| DIRECTIONS |
Reproduce all lines of the listing below in which the word "with" occurs.

| MATERIAL PROVIDED |
(begin)

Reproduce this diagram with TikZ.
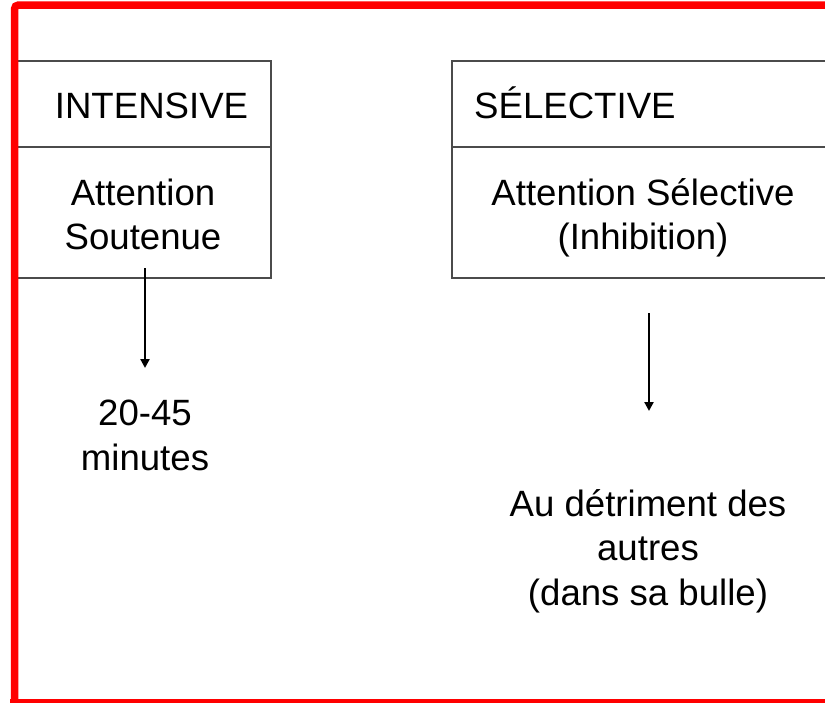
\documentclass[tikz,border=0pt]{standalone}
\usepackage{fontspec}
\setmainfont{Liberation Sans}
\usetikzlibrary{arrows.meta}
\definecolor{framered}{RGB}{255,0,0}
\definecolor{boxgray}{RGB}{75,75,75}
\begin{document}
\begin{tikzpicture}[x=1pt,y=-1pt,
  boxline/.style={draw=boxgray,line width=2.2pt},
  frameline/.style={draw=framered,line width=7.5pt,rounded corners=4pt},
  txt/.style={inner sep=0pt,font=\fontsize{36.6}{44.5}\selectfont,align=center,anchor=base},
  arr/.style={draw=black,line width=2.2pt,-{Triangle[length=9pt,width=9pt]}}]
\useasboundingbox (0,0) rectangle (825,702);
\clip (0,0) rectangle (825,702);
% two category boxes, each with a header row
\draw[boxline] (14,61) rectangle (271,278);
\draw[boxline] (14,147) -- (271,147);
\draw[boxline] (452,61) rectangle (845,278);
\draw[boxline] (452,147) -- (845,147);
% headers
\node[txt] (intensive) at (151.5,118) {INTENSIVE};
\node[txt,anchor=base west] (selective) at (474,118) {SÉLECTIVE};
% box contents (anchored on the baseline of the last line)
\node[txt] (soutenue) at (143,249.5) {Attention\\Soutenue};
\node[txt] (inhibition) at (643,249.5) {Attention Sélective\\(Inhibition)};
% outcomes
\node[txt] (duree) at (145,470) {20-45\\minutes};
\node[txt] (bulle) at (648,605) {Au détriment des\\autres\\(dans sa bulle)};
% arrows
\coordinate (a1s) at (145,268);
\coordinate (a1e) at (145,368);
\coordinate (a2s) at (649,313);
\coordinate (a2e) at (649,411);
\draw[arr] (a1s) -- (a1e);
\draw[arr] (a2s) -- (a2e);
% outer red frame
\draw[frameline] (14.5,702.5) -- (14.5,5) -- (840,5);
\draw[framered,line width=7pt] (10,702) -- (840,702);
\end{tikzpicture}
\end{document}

(end)

| EXERCISE OUTPUT |
Reproduce this diagram with TikZ.
% two category boxes, each with a header row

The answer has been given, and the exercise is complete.